Readers of the New York Times are often frustrated and offended by the pervasive bias in its coverage of Israel, in which the paper tends to present every conflict as an example of Israel refusing to take obvious action to alleviate a simple injustice. But every once in a while, the paper publishes what I like to call an “Imagine that!” story, in which its reporters finally delve into an issue and find that its pro-Israel readers were right all along.
Today, the Times carries such a story. I’m not sure it can top the best such article, which Ethan Bronner and Isabel Kershner co-authored in September 2009. Headlined “Resolve of West Bank Settlers May Have Limits,” Bronner and Kershner begin by repeating the sort of simpleminded conventional wisdom about “dangerous” Jews living in the West Bank. But then–four decades after the Six-Day War–the reporters ventured out to interview settlers. Here is what they found:
But scores of interviews over several months, including with settler firebrands, produced a different conclusion. Divided, leaderless and increasingly mystical, such settlers will certainly resist evacuation but are unlikely to engage in organized armed conflict with the Israeli military. Their belief that history can be best understood as a series of confrontations between the Jews and those who seek their destruction, and their faith in their ultimate triumph, make them hesitant to turn against their own, even in dire circumstances.
Imagine that! Far from being on the cusp of armed rebellion, the relationship between the state and the settlers is peaceful. Even the “firebrands” are calm, respectful, God-fearing citizens of a state they love, protected by an army they revere and for which they are grateful.
Today’s story, written by Kershner, is in that same category. Called “Elusive Line Defines Lives in Israel and the West Bank,” the piece is about the 1967 lines, and how Israel treats them as a border in some respects but refuses to delineate them as official borderlines. It sounds like we’re going to read about how an aggressive, mendacious Israeli government is trying to have it both ways. But when Kershner ventures out to villages that straddle the lines throughout the country, she finds a different story: the Palestinians and Israeli Arabs prefer the lines to stay blurred as much if not more than the Jewish Israelis do:
The Green Line runs, unmarked, right through the [Bartaa] market, an imaginary wall separating two parts of a village that has long been inhabited by one extended family, the Kabha clan.

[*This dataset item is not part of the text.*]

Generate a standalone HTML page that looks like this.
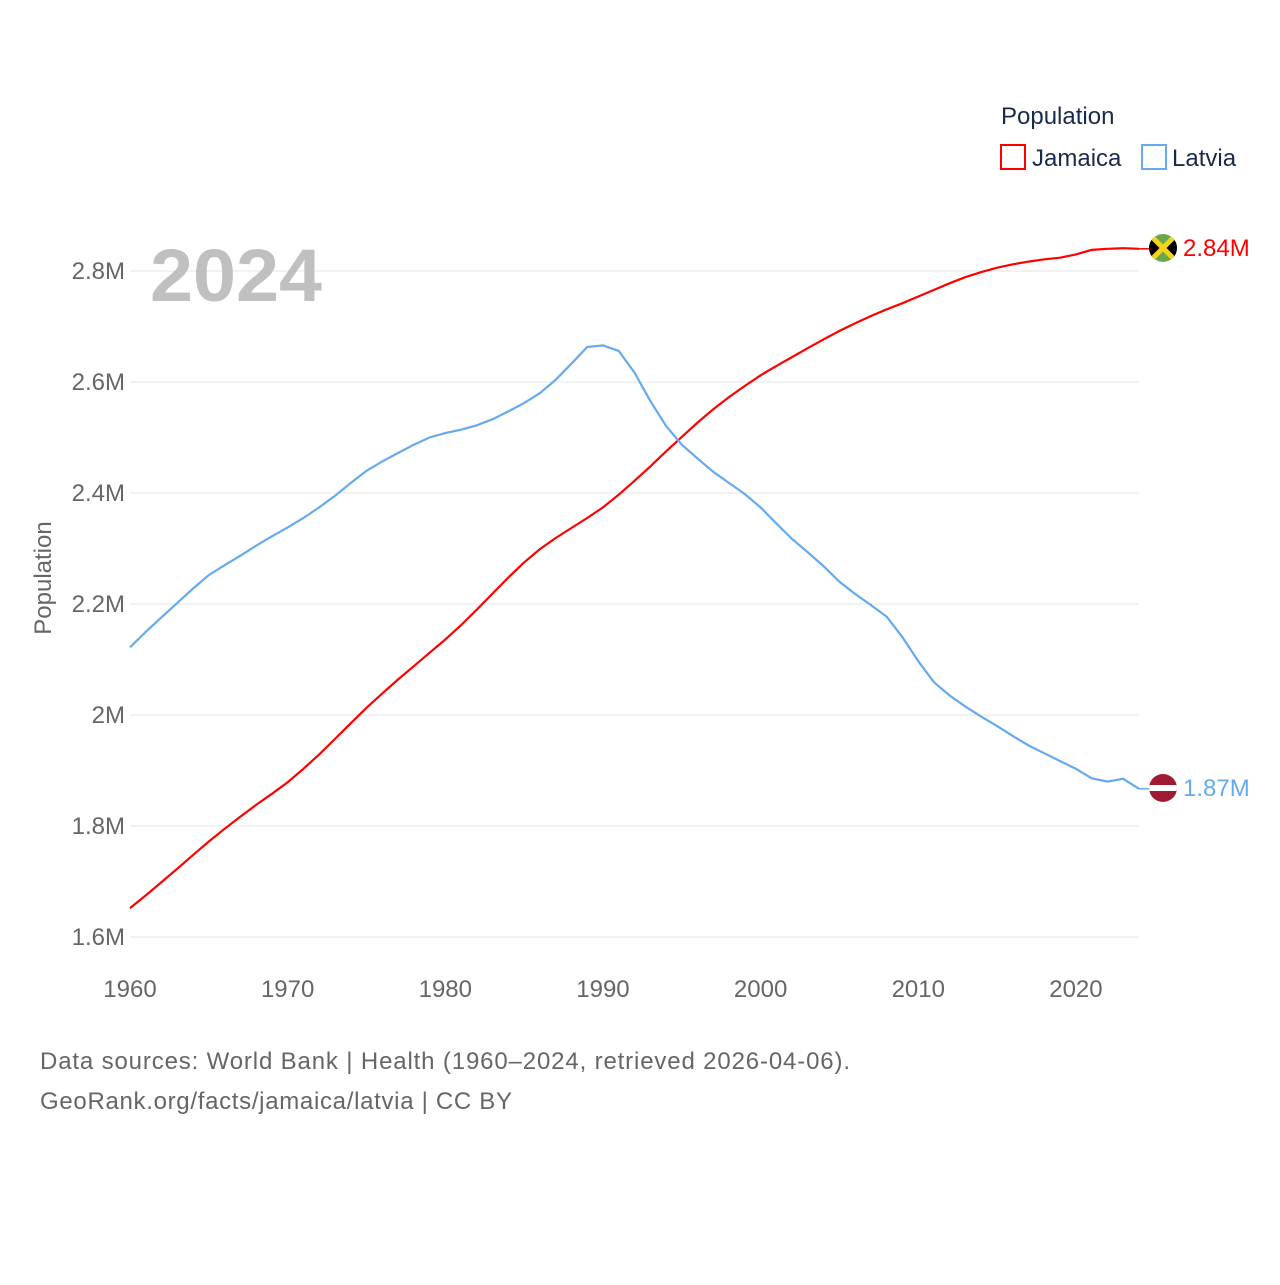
<!DOCTYPE html>
<html><head><meta charset="utf-8">
<style>
body{margin:0;background:#fff;width:1280px;height:1280px;overflow:hidden;font-family:"Liberation Sans",sans-serif;}
</style></head>
<body>
<svg id="chart" width="1280" height="1280" xmlns="http://www.w3.org/2000/svg" font-family="Liberation Sans, sans-serif">
<defs>
<clipPath id="cj"><circle cx="1163" cy="248" r="14"/></clipPath>
<clipPath id="cl"><circle cx="1163" cy="788" r="14"/></clipPath>
</defs>
<g id="grid"></g>
<g id="yticks"></g>
<g id="xticks"></g>
<text x="150" y="301" font-size="74" font-weight="bold" fill="#c0c0c0" textLength="172" lengthAdjust="spacingAndGlyphs">2024</text>
<text transform="translate(51,578) rotate(-90)" text-anchor="middle" font-size="24" fill="#666">Population</text>
<g id="lines"></g>
<g clip-path="url(#cj)">
<rect x="1149" y="234" width="28" height="28" fill="#6aa84f"/>
<polygon points="1149,234 1163,248 1149,262" fill="#000"/>
<polygon points="1177,234 1163,248 1177,262" fill="#000"/>
<line x1="1149" y1="234" x2="1177" y2="262" stroke="#f5d21c" stroke-width="5"/>
<line x1="1177" y1="234" x2="1149" y2="262" stroke="#f5d21c" stroke-width="5"/>
</g>
<g clip-path="url(#cl)">
<rect x="1149" y="774" width="28" height="28" fill="#9e1b32"/>
<rect x="1149" y="785" width="28" height="6" fill="#fff"/>
</g>
<text x="1183" y="256" font-size="24" fill="#ff0000">2.84M</text>
<text x="1183" y="796" font-size="24" fill="#66aaee">1.87M</text>
<text x="1001" y="124" font-size="24" fill="#1a2a4a">Population</text>
<rect x="1001" y="145" width="24" height="24" fill="none" stroke="#ff0000" stroke-width="2"/>
<text x="1032" y="166" font-size="24" fill="#1a2a4a">Jamaica</text>
<rect x="1142" y="145" width="24" height="24" fill="none" stroke="#66aaee" stroke-width="2"/>
<text x="1172" y="166" font-size="24" fill="#1a2a4a">Latvia</text>
<text x="40" y="1069" font-size="24" fill="#666" textLength="810">Data sources: World Bank | Health (1960–2024, retrieved 2026-04-06).</text>
<text x="40" y="1109" font-size="24" fill="#666" textLength="472">GeoRank.org/facts/jamaica/latvia | CC BY</text>
</svg>
<script>
const years=[];for(let y=1960;y<=2024;y++)years.push(y);
const jamaica=[1.652,1.675,1.699,1.723,1.748,1.772,1.795,1.817,1.838,1.858,1.879,1.903,1.929,1.957,1.985,2.013,2.039,2.064,2.088,2.112,2.136,2.162,2.190,2.219,2.248,2.275,2.299,2.319,2.337,2.355,2.374,2.397,2.422,2.448,2.475,2.501,2.527,2.551,2.573,2.593,2.612,2.629,2.645,2.661,2.677,2.692,2.706,2.719,2.731,2.742,2.754,2.766,2.778,2.789,2.798,2.806,2.812,2.817,2.821,2.824,2.830,2.838,2.840,2.841,2.840];
const latvia=[2.122,2.150,2.176,2.202,2.228,2.252,2.270,2.287,2.305,2.322,2.338,2.355,2.374,2.395,2.418,2.440,2.457,2.472,2.487,2.500,2.508,2.514,2.522,2.533,2.547,2.562,2.580,2.604,2.633,2.663,2.666,2.656,2.617,2.566,2.521,2.487,2.462,2.438,2.418,2.398,2.374,2.345,2.317,2.293,2.268,2.240,2.218,2.198,2.177,2.140,2.097,2.059,2.035,2.015,1.997,1.980,1.962,1.945,1.931,1.917,1.903,1.886,1.880,1.885,1.867];
const NS="http://www.w3.org/2000/svg";
const X0=130,X1=1139,Y0=937,Y1=271;
const xs=y=>X0+(y-1960)*(X1-X0)/64;
const ys=v=>Y0-(v-1.6)*(Y0-Y1)/1.2;
const yTicks=[1.6,1.8,2.0,2.2,2.4,2.6,2.8];
const yTickLabels=["1.6M","1.8M","2M","2.2M","2.4M","2.6M","2.8M"];
const xTicks=[1960,1970,1980,1990,2000,2010,2020];
function mk(t,a,p){const e=document.createElementNS(NS,t);for(const k in a)e.setAttribute(k,a[k]);p.appendChild(e);return e;}
const grid=document.getElementById('grid'),yt=document.getElementById('yticks'),xt=document.getElementById('xticks'),ln=document.getElementById('lines');
yTicks.forEach((v,i)=>{
 const l=mk('line',{x1:130,x2:1139,y1:ys(v),y2:ys(v),stroke:'#e6e6e6','stroke-width':1},grid);
 
 
 const t=mk('text',{x:125,y:ys(v)+8,'text-anchor':'end','font-size':24,fill:'#666'},yt);
 t.textContent=yTickLabels[i];
 
 
});
xTicks.forEach(y=>{
 const t=mk('text',{x:xs(y),y:997,'text-anchor':'middle','font-size':24,fill:'#666'},xt);
 t.textContent=y;
 
 
});
function line(d,c,n){
 const p=mk('path',{d:d.map((v,i)=>(i?'L':'M')+xs(years[i]).toFixed(1)+','+ys(v).toFixed(1)).join(''),fill:'none',stroke:c,'stroke-width':2.2},ln);
 
 
 const last=d[d.length-1];
 mk('line',{x1:xs(2024),x2:1150,y1:ys(last),y2:ys(last),stroke:c,'stroke-width':1.5},ln);
}
line(jamaica,'#ff0000','jamaica-line');
line(latvia,'#66aaee','latvia-line');
</script>
</body></html>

With Israel’s conquest of the West Bank in 1967, the hostile frontier evaporated and the two parts of Bartaa were reunited, the western part being part of Israel and the eastern part falling under Israeli military rule. Then, when Israel constructed the West Bank security barrier, which it said was essential to prevent suicide bombers, it looped the fence east of Bartaa, deeper into the West Bank territory. Although Palestinians see the barrier as a land grab, in this particular case, the villagers accepted it as the lesser of two evils, to prevent them from being redivided.
Imagine that! Were the line to become an official border–as the international community so desperately wants–Palestinians would be separated from their families, and in some cases be separated from their businesses as well. And so Israel’s decision to move the security fence was far from a land grab; it was exactly what the Palestinians there wanted–and this was done after Israel reunited the village.
Yaacov Lozowick’s post on Beit Safafa and its implications for using the 1967 lines to divide existing communities remains the gold standard on this topic. I don’t know if Kershner has read the post, but she seems to have finally internalized its main point–and something all reporters should keep in mind–with regard to the borders: it’s complicated.